Solubilizers in profinite groups

TL;DR

This paper investigates the measure-theoretic properties of solubilizers in profinite groups, linking their size to the structure of chief factors, and proves a related conjecture for alternating groups.

Contribution

It proves a conjecture about the measure of solubilizers in profinite groups specifically for alternating groups, reducing the problem to finite simple groups.

Findings

Proved the conjecture for alternating groups.

Reduced the main conjecture to a finite simple group problem.

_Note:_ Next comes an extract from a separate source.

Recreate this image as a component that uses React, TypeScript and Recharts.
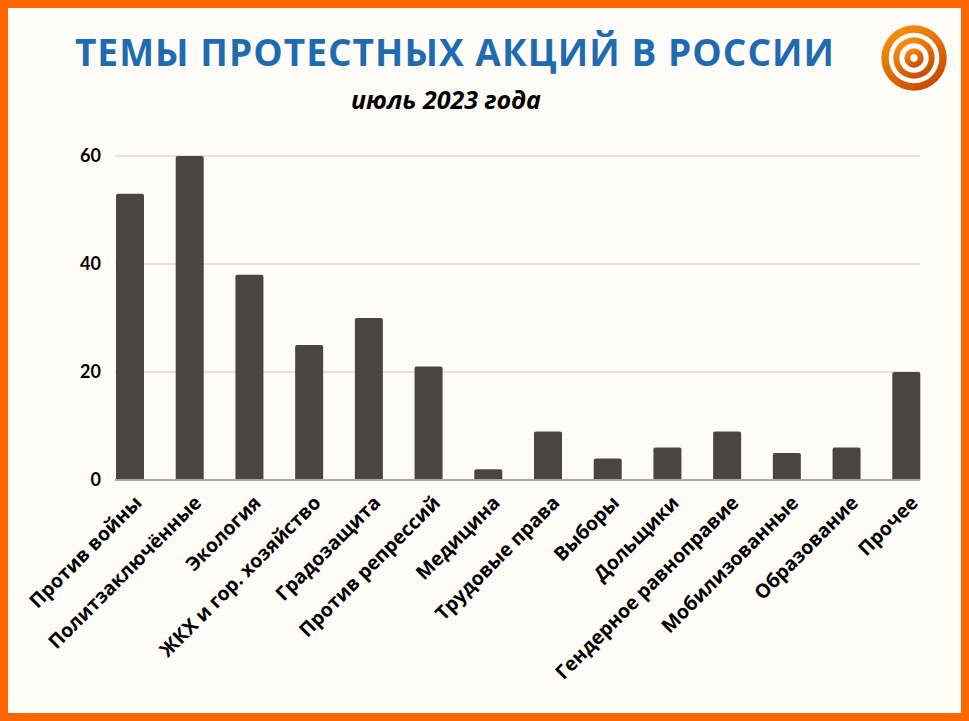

Work in progress for groups of Lie type.

Abstract

The solubilizer of an element $x$ of a profinite group $G$ is the set of the elements $y$ of $G$ such that the subgroup of $G$ generated by $x$ and $y$ is prosoluble. We propose the following conjecture: the solubilizer of $x$ in $G$ has positive Haar measure if and only if $g$ centralizes "almost all" the non-abelian chief factors of $G$. We reduce the proof of this conjecture to another conjecture concerning finite almost simple groups: there exists a positive $c$ such that, for every finite simple group $S$ and every $(a,b)\in (Aut(S)\setminus \{1\}) \times Aut(S)$, the number of $s$ is $S$ such that $\langle a, bs\rangle $ is insoluble is at least $c|S|$. Work in progress by Fulman, Garzoni and Guralnick is leading to prove the conjecture when $S$ is a simple group of Lie type. In this paper we prove the conjecture for alternating groups.